When you see Valieva perform her quads, it seems almost too good to be true. It’s like she’s a leaf swiveling in the air, carried only by a gust of wind. She lands with apparent ease—long lines and balletic flexibility, ready to move directly and seamlessly into the next set of skills. The general wisdom is that to complete four rotations in the air, one has to be very light and thin—that’s just how the physics work. Valieva’s coach, Eteri Tutberidze—known for producing champion teen figure skaters with careers prematurely ended by injury in some cases—is rumored to put her athletes on extreme diets to stave off the effects of puberty, which can make performing quads much harder. (Tutberidze has denied putting her athletes on these diets.) It doesn’t follow, however, that a skill as demanding as a quadruple jump could be safely and consistently completed by an in all likelihood undernourished teenager. The stick-thin Valieva was found to have a combination of drugs in her system that can enhance endurance and temper heavy stress to the heart; suddenly, the puzzle fit.
For years, the only other female figure skater who had attempted quads in competition was Frenchwoman Surya Bonaly, a three-time World medalist in the ’90s. Bonaly, a Black woman with a robust athletic build, was discouraged by a referee during the 1992 Olympics in France from performing her signature backflip during a practice session, since he believed it could intimidate other skaters. Sports journalists have since discussed Bonaly as a figure skating great challenged by racism from officials in the sport who judged not only on the basis of skills, but also aesthetics, and saw the thinner, usually white bodies of Bonaly’s competitors as more elegant and artistic.
Other sports have had to reckon with harmful body standards. After middle distance runner Mary Cain revealed the abuse she suffered under former Nike running coach Alberto Salazar as her once promising career went suddenly downhill, the running world more readily began to accept that dieting impedes athletes’ development in the long term and rarely helps it in the short term. (Salazar, who was barred from the sport for life last year, has denied Cain’s claims.)
The figure skating world only has to look back to Bonaly’s success with highly difficult skills to see that there is a path toward clean and healthy competition, even in a sport as physically demanding (and on such a harsh surface) as figure skating. Surely, the physics equation that stipulates extremely thin bodies can more reliably land high-difficulty skills like the quad does not account for body composition, specifically the role that muscle plays in supporting speed, acceleration, and high-impact shock absorption in athletes. Increasingly, studies in sports science indicate that weight management should not involve heavy restriction and that such tactics should especially be avoided with young, growing athletes since they could introduce disordered eating behaviors that cause lifelong harm.

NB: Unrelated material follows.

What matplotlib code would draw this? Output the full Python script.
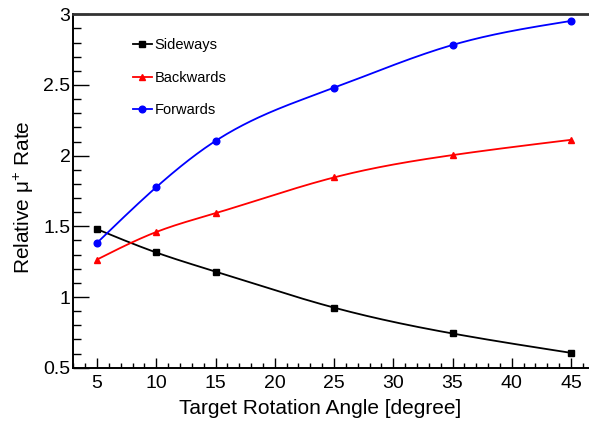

But neither the Olympics nor the sports committees involved in keeping Valieva in competition appear to be interested in the quality of the sport and health of the athletes as much as they are invested in spectacle. If it seems too good to be true, it’s even better for ratings. The irreparable harm to Valieva’s career is not necessarily a missed podium in this Olympics, but a lack of longevity; chances are, as a pupil of Tutberidze’s low-calorie school of figure skating, she won’t get her chance at redemption.